The value of data is in the approximate range: 6.4751751194380251109244389582276465524996Q-4966 to 1.189731495357231765085759326628007016196477Q4932. The smallest normalized number is 3.362103143112093506262677817321753Q-4932.

In contrast to other floating-point formats, there is little if any performance penalty from using denormalized extended-precision numbers. This is because accessing denormalized REAL (KIND=16) numbers does not result in an arithmetic trap (the extended-precision format is emulated in software).

The precision is approximately one part in 2**112 or typically 33 decimal digits.

8.4.5. COMPLEX (KIND=4) or COMPLEX*8 Representations

COMPLEX (KIND=4) or COMPLEX*4 data can be in IEEE S_float or VAX F_float formats. This is the default data size for COMPLEX declarations.

Intrinsic COMPLEX (KIND=4) or COMPLEX*8 (single-precision COMPLEX) data is eight contiguous bytes containing a pair of REAL (KIND=4) or REAL*4 values stored in IEEE S_float format or VAX F_float format.

The low-order four bytes contain REAL (KIND=4) data that represents the real part of the complex number. The high-order four bytes contain REAL (KIND=4) data that represents the imaginary part of the complex number,

The limits (and underflow characteristics for S_float numbers) for REAL (KIND=4) or REAL*4 apply to the two separate real and imaginary parts of a COMPLEX (KIND=4) or COMPLEX*8 number. Like REAL (KIND=4) numbers, the sign bit representation is 0 (zero) for positive numbers and 1 for negative numbers.

Figure 8.12, “IEEE S_float COMPLEX (KIND=4) or COMPLEX*8 Representation” shows the IEEE S_float representation of COMPLEX (KIND=4) or COMPLEX*8 numbers.

Figure 8.13, “VAX F_float COMPLEX (KIND=4) or COMPLEX*8 Representation” shows the VAX F_float representation of COMPLEX (KIND=4) or COMPLEX*8 numbers.

8.4.6. COMPLEX (KIND=8) or COMPLEX*16 Representations

COMPLEX (KIND=8) or COMPLEX*16 data can be in IEEE T_float, VAX G_float, or VAX D_float formats.

Intrinsic COMPLEX (KIND=8) or COMPLEX*16 (same as DOUBLE COMPLEX) data is 16 contiguous bytes containing a pair of REAL*8 values stored in IEEE T_float format, VAX G_float, or VAX D_float formats.

The low-order eight bytes contain REAL (KIND=8) data that represents the real part of the complex data. The high-order eight bytes contain REAL (KIND=8) data that represents the imaginary part of the complex data.

Like REAL (KIND=8) or REAL*8 numbers, the sign bit representation is 0 (zero) for positive numbers and 1 for negative numbers. The limits (and underflow characteristics for T_float numbers) apply to the two separate real and imaginary parts of a COMPLEX (KIND=8) or COMPLEX*16 number.

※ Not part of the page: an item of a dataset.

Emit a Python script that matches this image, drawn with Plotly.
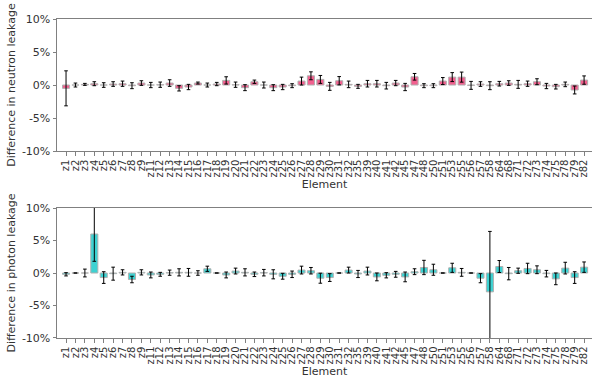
import plotly.graph_objects as go

elements = ["z1", "z2", "z3", "z4", "z5", "z6", "z7", "z8", "z9",
            "z11", "z12", "z13", "z14", "z15", "z16", "z17", "z18", "z19", "z20",
            "z21", "z22", "z23", "z24", "z25", "z26", "z27", "z28", "z29", "z30",
            "z31", "z32", "z35", "z39", "z40", "z41", "z42", "z45", "z47", "z48",
            "z50", "z51", "z53", "z55", "z56", "z57", "z58", "z64", "z68", "z71",
            "z72", "z73", "z74", "z75", "z78", "z79", "z82"]

# Difference in neutron leakage (%)
neutron_diff = [-0.5, 0.0, 0.1, 0.2, 0.0, 0.15, 0.2, -0.1, 0.3,
                0.0, 0.05, 0.3, -0.5, -0.3, 0.3, 0.0, 0.15, 0.7, 0.05,
                -0.4, 0.5, 0.0, -0.4, -0.3, -0.1, 0.6, 1.4, 0.85, -0.2,
                0.65, 0.1, -0.2, 0.2, 0.2, -0.1, 0.3, -0.3, 1.25, -0.1,
                -0.1, 0.6, 1.2, 1.2, -0.05, 0.15, -0.1, 0.2, 0.3, 0.1,
                0.2, 0.5, -0.15, -0.25, 0.1, -0.75, 0.75]
neutron_err = [2.65, 0.3, 0.15, 0.3, 0.35, 0.35, 0.4, 0.45, 0.35,
               0.4, 0.4, 0.5, 0.4, 0.4, 0.15, 0.3, 0.25, 0.55, 0.4,
               0.45, 0.25, 0.45, 0.45, 0.4, 0.3, 0.6, 0.6, 0.6, 0.6,
               0.63, 0.5, 0.3, 0.5, 0.5, 0.5, 0.4, 0.55, 0.5, 0.3,
               0.3, 0.53, 0.68, 0.76, 0.6, 0.35, 0.6, 0.35, 0.35, 0.6,
               0.4, 0.45, 0.4, 0.35, 0.35, 0.6, 0.63]

# Difference in photon leakage (%)
photon_diff = [-0.2, 0.0, 0.0, 6.0, -0.7, -0.1, 0.1, -1.0, 0.1,
               -0.3, -0.2, 0.05, 0.1, 0.1, 0.0, 0.65, 0.0, -0.3, 0.3,
               0.1, -0.2, 0.05, -0.2, -0.5, -0.2, 0.45, 0.35, -0.8, -0.7,
               0.0, 0.45, -0.15, 0.3, -0.6, -0.35, -0.2, -0.6, 0.2, 0.85,
               0.5, 0.0, 0.8, 0.1, 0.0, -0.8, -2.9, 1.0, -0.1, 0.35,
               0.7, 0.5, -0.1, -0.9, 0.75, -0.7, 0.9]
photon_err = [0.25, 0.0, 0.6, 4.2, 0.9, 1.0, 0.4, 0.5, 0.4,
              0.45, 0.3, 0.4, 0.55, 0.6, 0.35, 0.4, 0.0, 0.45, 0.45,
              0.55, 0.35, 0.5, 0.7, 0.45, 0.5, 0.6, 0.5, 0.77, 0.6,
              0.0, 0.45, 0.55, 0.6, 0.6, 0.4, 0.45, 0.75, 0.45, 1.1,
              0.85, 0.0, 0.7, 0.6, 0.0, 0.7, 9.3, 0.92, 0.95, 0.4,
              0.8, 0.6, 0.5, 0.9, 0.9, 0.9, 0.8]

ytickvals = [-10, -5, 0, 5, 10]
yticktext = ["-10%", "-5%", "0%", "5%", "10%"]

FONT = "DejaVu Sans"
AXIS_COLOR = "#808080"
TEXT_COLOR = "#333333"

fig = go.Figure()

fig.add_trace(go.Bar(
    x=elements, y=neutron_diff, width=0.75,
    marker=dict(color="#f2608f", line=dict(color="#b0b0b0", width=1)),
    error_y=dict(type="data", array=neutron_err, color="black", thickness=1, width=1.8),
    xaxis="x", yaxis="y", showlegend=False,
))
fig.add_trace(go.Bar(
    x=elements, y=photon_diff, width=0.75,
    marker=dict(color="#3ed2d2", line=dict(color="#b0b0b0", width=1)),
    error_y=dict(type="data", array=photon_err, color="black", thickness=1, width=1.8),
    xaxis="x2", yaxis="y2", showlegend=False,
))

def xaxis_cfg(anchor):
    return dict(
        anchor=anchor, domain=[0, 1], type="category",
        range=[-0.96, 55.84], automargin=False,
        tickmode="array", tickvals=elements, ticktext=elements,
        showline=True, linecolor=AXIS_COLOR, linewidth=1, mirror=True,
        ticks="outside", ticklen=3.5, tickcolor=AXIS_COLOR, tickwidth=1,
        tickangle=-90, tickfont=dict(family=FONT, size=10, color=TEXT_COLOR),
        showgrid=False, zeroline=False,
        title=dict(text="Element", font=dict(family=FONT, size=11, color=TEXT_COLOR), standoff=3),
    )

def yaxis_cfg(anchor, domain, title):
    return dict(
        anchor=anchor, domain=domain, range=[-10, 10], automargin=False,
        tickvals=ytickvals, ticktext=yticktext,
        showline=True, linecolor=AXIS_COLOR, linewidth=1, mirror=False,
        ticks="outside", ticklen=3.5, tickcolor=AXIS_COLOR, tickwidth=1,
        tickfont=dict(family=FONT, size=11, color=TEXT_COLOR),
        showgrid=False, zeroline=False,
        title=dict(text=title, font=dict(family=FONT, size=11, color=TEXT_COLOR), standoff=4),
    )

fig.update_layout(
    width=592, height=383,
    margin=dict(l=57, r=0, t=19, b=45),
    paper_bgcolor="white", plot_bgcolor="white",
    font=dict(family=FONT, size=10, color=TEXT_COLOR),
    xaxis=xaxis_cfg("y"),
    yaxis=yaxis_cfg("x", [0.586, 1], "Difference in neutron leakage"),
    xaxis2=xaxis_cfg("y2"),
    yaxis2=yaxis_cfg("x2", [0, 0.4075], "Difference in photon leakage"),
    bargap=0.2,
)

fig.write_html(
    "out.html",
    config={"displayModeBar": False},
    post_script="document.body.style.margin='0';document.body.style.overflow='hidden';",
)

Figure 8.14, “IEEE T_float COMPLEX (KIND=8) or COMPLEX*16 Representation” shows the IEEE T_float COMPLEX (KIND=8) or COMPLEX*16 representation.

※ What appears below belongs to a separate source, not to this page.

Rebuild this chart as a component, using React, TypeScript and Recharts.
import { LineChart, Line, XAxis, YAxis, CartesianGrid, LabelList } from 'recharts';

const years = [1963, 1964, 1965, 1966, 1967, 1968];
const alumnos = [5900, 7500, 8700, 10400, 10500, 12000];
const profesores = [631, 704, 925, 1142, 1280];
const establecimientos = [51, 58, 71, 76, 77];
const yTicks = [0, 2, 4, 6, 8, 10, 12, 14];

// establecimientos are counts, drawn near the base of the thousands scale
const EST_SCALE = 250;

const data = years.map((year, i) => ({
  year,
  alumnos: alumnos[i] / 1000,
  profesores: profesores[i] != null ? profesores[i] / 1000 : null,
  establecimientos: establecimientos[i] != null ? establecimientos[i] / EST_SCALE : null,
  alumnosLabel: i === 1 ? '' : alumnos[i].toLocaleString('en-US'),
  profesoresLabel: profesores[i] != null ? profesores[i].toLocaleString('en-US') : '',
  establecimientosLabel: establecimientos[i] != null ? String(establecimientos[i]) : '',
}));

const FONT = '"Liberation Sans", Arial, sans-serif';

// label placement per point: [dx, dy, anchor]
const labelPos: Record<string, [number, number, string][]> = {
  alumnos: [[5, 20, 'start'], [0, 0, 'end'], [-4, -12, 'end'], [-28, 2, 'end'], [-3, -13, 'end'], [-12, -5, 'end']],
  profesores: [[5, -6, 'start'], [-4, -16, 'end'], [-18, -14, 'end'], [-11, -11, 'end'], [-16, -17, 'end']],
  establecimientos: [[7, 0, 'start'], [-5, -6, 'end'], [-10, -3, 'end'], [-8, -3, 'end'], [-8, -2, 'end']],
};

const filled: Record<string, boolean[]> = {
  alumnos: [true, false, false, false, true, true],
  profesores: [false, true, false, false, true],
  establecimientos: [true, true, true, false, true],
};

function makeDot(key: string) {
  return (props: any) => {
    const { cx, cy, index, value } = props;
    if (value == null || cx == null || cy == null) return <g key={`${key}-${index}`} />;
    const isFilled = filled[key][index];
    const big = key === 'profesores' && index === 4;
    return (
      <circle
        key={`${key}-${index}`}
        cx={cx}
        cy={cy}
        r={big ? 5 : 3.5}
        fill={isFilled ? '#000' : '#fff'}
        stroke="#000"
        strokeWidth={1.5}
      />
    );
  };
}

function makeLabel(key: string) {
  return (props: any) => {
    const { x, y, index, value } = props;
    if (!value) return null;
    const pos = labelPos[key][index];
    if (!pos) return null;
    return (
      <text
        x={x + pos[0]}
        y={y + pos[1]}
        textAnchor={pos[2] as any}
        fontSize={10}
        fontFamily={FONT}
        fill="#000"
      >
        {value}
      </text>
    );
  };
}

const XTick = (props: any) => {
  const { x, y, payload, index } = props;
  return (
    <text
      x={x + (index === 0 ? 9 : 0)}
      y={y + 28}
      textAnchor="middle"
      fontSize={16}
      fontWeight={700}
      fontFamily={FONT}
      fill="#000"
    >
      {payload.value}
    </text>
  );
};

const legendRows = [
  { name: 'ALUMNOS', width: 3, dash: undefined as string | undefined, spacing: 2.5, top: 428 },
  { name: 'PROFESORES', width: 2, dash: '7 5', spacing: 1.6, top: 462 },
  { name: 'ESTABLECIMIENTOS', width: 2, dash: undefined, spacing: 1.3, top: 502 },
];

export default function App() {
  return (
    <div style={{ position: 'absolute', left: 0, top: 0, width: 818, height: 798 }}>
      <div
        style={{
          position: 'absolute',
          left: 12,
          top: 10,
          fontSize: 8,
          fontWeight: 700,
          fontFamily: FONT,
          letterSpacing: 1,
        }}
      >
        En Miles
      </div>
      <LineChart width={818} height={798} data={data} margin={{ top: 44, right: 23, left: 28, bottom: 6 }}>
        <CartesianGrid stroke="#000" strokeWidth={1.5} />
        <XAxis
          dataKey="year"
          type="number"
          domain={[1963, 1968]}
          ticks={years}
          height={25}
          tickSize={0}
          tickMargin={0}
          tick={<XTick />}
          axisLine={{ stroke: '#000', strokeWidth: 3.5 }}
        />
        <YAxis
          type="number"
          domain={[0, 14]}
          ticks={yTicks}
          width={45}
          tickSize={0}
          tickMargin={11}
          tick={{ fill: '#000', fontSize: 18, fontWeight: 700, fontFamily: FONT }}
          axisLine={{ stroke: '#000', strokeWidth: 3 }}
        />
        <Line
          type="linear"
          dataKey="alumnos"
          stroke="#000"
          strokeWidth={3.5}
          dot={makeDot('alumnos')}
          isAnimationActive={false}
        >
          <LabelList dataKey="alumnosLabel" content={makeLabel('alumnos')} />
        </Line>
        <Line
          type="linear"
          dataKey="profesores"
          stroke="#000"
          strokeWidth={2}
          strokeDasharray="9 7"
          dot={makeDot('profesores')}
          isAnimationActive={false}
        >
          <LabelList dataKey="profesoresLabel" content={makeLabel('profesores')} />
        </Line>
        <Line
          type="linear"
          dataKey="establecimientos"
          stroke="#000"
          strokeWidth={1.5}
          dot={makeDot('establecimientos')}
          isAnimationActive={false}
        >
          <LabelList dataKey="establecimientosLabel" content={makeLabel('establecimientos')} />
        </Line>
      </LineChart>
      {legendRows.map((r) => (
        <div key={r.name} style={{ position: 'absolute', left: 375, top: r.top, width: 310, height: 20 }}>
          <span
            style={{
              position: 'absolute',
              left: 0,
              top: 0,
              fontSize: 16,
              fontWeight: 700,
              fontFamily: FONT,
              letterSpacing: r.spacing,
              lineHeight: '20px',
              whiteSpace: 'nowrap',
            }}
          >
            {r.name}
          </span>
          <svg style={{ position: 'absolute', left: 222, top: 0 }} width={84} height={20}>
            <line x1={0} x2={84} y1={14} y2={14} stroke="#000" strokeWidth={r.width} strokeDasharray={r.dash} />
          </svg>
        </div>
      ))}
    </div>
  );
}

Figure 8.15, “VAX G_float COMPLEX (KIND=8) or COMPLEX*16 Representation” (G_float) and Figure 8.16, “VAX D_float COMPLEX (KIND=8) or COMPLEX*16 Representation” (D_float) show the representation of the VAX COMPLEX (KIND=8) or COMPLEX*16 numbers.

8.4.7. COMPLEX (KIND=16) or COMPLEX*32 Representation

Intrinsic COMPLEX (KIND=16) or COMPLEX*32 (extended precision) data is 32 contiguous bytes containing a pair of REAL*16 values stored in IEEE-style X_float.

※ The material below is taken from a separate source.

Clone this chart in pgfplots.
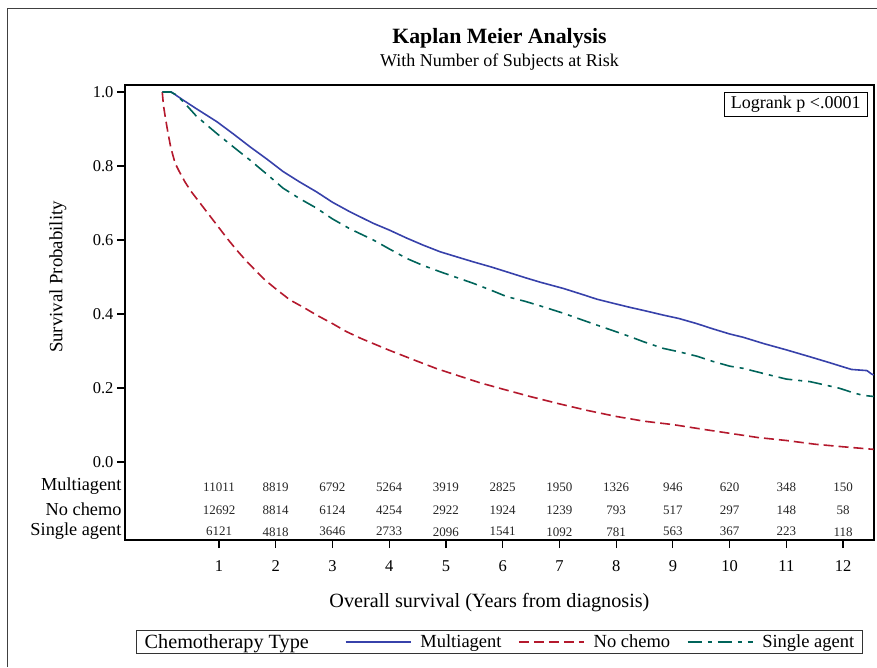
\documentclass[border=0pt]{standalone}
\usepackage{fontspec}
\setmainfont{Liberation Serif}
\usepackage{pgfplots}
\usepackage{pgfplotstable}
\pgfplotsset{compat=1.18}

\definecolor{kmblue}{RGB}{55,65,170}
\definecolor{kmred}{RGB}{180,25,45}
\definecolor{kmteal}{RGB}{0,100,90}
\newcommand\fs[1]{\fontsize{#1}{#1}\selectfont}

% survival curves (years, probability)
\pgfplotstableread{
t s
0 1.000
0.16 1.000
0.37 0.978
0.6 0.955
0.96 0.920
1.25 0.887
1.546 0.852
1.85 0.818
2.13 0.785
2.42 0.757
2.72 0.730
3.0 0.702
3.31 0.676
3.72 0.645
4.0 0.627
4.31 0.605
4.6 0.586
4.9 0.568
5.2 0.554
5.48 0.541
5.8 0.527
6.07 0.514
6.4 0.498
6.66 0.486
7.07 0.469
7.4 0.453
7.66 0.440
8.0 0.427
8.24 0.418
8.5 0.409
8.83 0.397
9.1 0.388
9.42 0.374
9.7 0.360
10.0 0.346
10.24 0.337
10.6 0.320
11.0 0.303
11.4 0.285
11.77 0.268
12.0 0.257
12.15 0.250
12.42 0.247
12.5 0.238
12.54 0.235
}\multi

\pgfplotstableread{
t s
0 1.000
0.02 0.965
0.05 0.935
0.1 0.890
0.15 0.850
0.225 0.808
0.3 0.785
0.4 0.757
0.5 0.733
0.665 0.700
0.8 0.673
1.0 0.633
1.15 0.603
1.31 0.573
1.5 0.540
1.81 0.492
2.0 0.468
2.25 0.438
2.5 0.417
2.72 0.397
3.0 0.374
3.25 0.352
3.5 0.334
4.0 0.302
4.5 0.272
4.84 0.252
5.2 0.234
5.6 0.214
6.0 0.197
6.48 0.177
7.0 0.157
7.5 0.139
8.0 0.123
8.5 0.110
9.0 0.101
9.5 0.089
10.0 0.0775
10.5 0.066
11.0 0.058
11.5 0.048
12.0 0.041
12.54 0.034
}\nochemo

\pgfplotstableread{
t s
0 1.000
0.15 1.000
0.25 0.992
0.37 0.974
0.6 0.935
0.96 0.888
1.25 0.852
1.546 0.816
1.85 0.777
2.13 0.740
2.42 0.712
2.72 0.686
3.0 0.657
3.31 0.630
3.72 0.600
4.0 0.576
4.31 0.550
4.6 0.531
4.9 0.514
5.2 0.498
5.48 0.483
5.8 0.464
6.07 0.447
6.4 0.434
6.66 0.422
7.07 0.402
7.4 0.384
7.66 0.370
8.0 0.352
8.24 0.339
8.5 0.324
8.83 0.307
9.1 0.298
9.42 0.286
9.7 0.272
10.0 0.259
10.24 0.253
10.6 0.239
11.0 0.224
11.42 0.217
11.77 0.205
11.94 0.199
12.18 0.187
12.35 0.180
12.54 0.177
}\single

% number of subjects at risk (row placed at y below 0)
\pgfplotstableread{
t y n
1 -0.0667 11011
2 -0.0667 8819
3 -0.0667 6792
4 -0.0667 5264
5 -0.0667 3919
6 -0.0667 2825
7 -0.0667 1950
8 -0.0667 1326
9 -0.0667 946
10 -0.0667 620
11 -0.0667 348
12 -0.0667 150
}\riskmulti

\pgfplotstableread{
t y n
1 -0.127 12692
2 -0.127 8814
3 -0.127 6124
4 -0.127 4254
5 -0.127 2922
6 -0.127 1924
7 -0.127 1239
8 -0.127 793
9 -0.127 517
10 -0.127 297
11 -0.127 148
12 -0.127 58
}\risknochemo

\pgfplotstableread{
t y n
1 -0.186 6121
2 -0.186 4818
3 -0.186 3646
4 -0.186 2733
5 -0.186 2096
6 -0.186 1541
7 -0.186 1092
8 -0.186 781
9 -0.186 563
10 -0.186 367
11 -0.186 223
12 -0.186 118
}\risksingle

\begin{document}
\begin{tikzpicture}
\useasboundingbox (0,0) rectangle (877pt,667pt);
\draw[line width=1pt, black!75] (7.5pt,0pt) -- (7.5pt,658pt) -- (877pt,658pt);

\begin{axis}[
    at={(125pt,127pt)}, anchor=south west,
    scale only axis, width=749pt, height=455pt,
    xmin=-0.657, xmax=12.545, ymin=-0.211, ymax=1.019,
    clip=false,
    axis line style={line width=1.4pt},
    xtick={1,...,12}, ytick={0,0.2,0.4,0.6,0.8,1.0},
    xtick pos=left, ytick pos=left,
    tick align=outside, major tick length=8pt,
    tick style={line width=1.2pt, black},
    ticklabel style={font=\fs{16.5}},
    xticklabel style={yshift=-9pt},
    /pgf/number format/assume math mode=true,
    yticklabel style={/pgf/number format/fixed, /pgf/number format/fixed zerofill,
        /pgf/number format/precision=1},
    extra y ticks={-0.0667,-0.127,-0.186},
    extra y tick labels={Multiagent,No chemo,Single agent},
    extra y tick style={major tick length=0pt, yticklabel style={font=\fs{18.3}}},
    xlabel={Overall survival (Years from diagnosis)},
    xlabel style={font=\fs{20.2}, at={(axis description cs:0.4866,-0.138)}, anchor=center},
    ylabel={Survival Probability},
    ylabel style={font=\fs{18.8}, at={(axis description cs:-0.0895,0.578)}, anchor=center},
    legend columns=-1,
    legend image code/.code={\draw[#1] (0pt,0pt) -- (65pt,0pt); \path (72pt,0pt);},
    legend style={at={(axis description cs:0.5,-0.224)}, anchor=center,
        draw=black!80, line width=0.8pt, font=\fs{18.5}, inner xsep=6.5pt,
        /tikz/every even column/.append style={column sep=14.5pt}},
]
\addlegendimage{empty legend}
\addlegendentry{\fs{20.2}Chemotherapy Type\rule{19.5pt}{0pt}}

\addplot[kmblue, line width=1.6pt] table[x=t, y=s] {\multi};
\addlegendentry{Multiagent}
\addplot[kmred, line width=1.6pt, dash pattern=on 10pt off 5pt] table[x=t, y=s] {\nochemo};
\addlegendentry{No chemo}
\addplot[kmteal, line width=1.6pt, dash pattern=on 14pt off 6pt on 4pt off 6pt] table[x=t, y=s] {\single};
\addlegendentry{Single agent}

\pgfplotsset{risk/.style={draw=none, mark=none, forget plot, nodes near coords,
    point meta=explicit symbolic,
    every node near coord/.append style={anchor=center, font=\fs{13}, text=black!85, yshift=-1pt}}}
\addplot[risk] table[x=t, y=y, meta=n] {\riskmulti};
\addplot[risk] table[x=t, y=y, meta=n] {\risknochemo};
\addplot[risk] table[x=t, y=y, meta=n] {\risksingle};

\node[draw=black, line width=0.8pt, anchor=north east, font=\fs{18}, inner xsep=7pt, inner ysep=4pt]
    at (axis description cs:0.992,0.9846) {Logrank p <.0001};
\end{axis}

\node[font=\bfseries\fs{21.8}] at (499.5pt,629pt) {Kaplan Meier Analysis};
\node[font=\fs{18}] at (499.5pt,605pt) {With Number of Subjects at Risk};
\end{tikzpicture}
\end{document}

The low-order 16 bytes contain REAL (KIND=16) data that represents the real part of the complex data. The high-order 16 bytes contain REAL (KIND=16) data that represents the imaginary part of the complex data, as shown in Figure 8.17, “COMPLEX (KIND=16) or COMPLEX*32 Representation”.

Figure 8.17. COMPLEX (KIND=16) or COMPLEX*32 Representation

The limits and underflow characteristics for REAL (KIND=16) apply to the two separate real and imaginary parts of a COMPLEX (KIND=16) or COMPLEX*32 number. Like REAL (KIND=16) numbers, the sign bit representation is 0 (zero) for positive numbers and 1 for negative numbers.

For More Information:

On converting unformatted data, see Chapter 9, Converting Unformatted Numeric Data.
On defining constants and assigning values to variables, see the VSI Fortran Reference Manual.
On intrinsic functions related to the various data types, such as SELECTED_REAL_KIND, see the VSI Fortran Reference Manual.
On OpenVMS VAX floating-point data types (provided for those converting OpenVMS data), see Section B.8, “VAX H_float Representation”.
On the FORTRAN command qualifiers that control the size of REAL and COMPLEX declarations (without a kind parameter or size specifier), see Section 2.3.37, “/REAL_SIZE — Floating-Point Data Size”.
On the FORTRAN command qualifiers that control the size of DOUBLE PRECISION declarations, see Section 2.3.17, “/DOUBLE_SIZE — DOUBLE PRECISION Data Size”.
On IEEE binary floating-point, see the IEEE Standard for Binary Floating-Point Arithmetic (ANSI/IEEE Standard 754-1985).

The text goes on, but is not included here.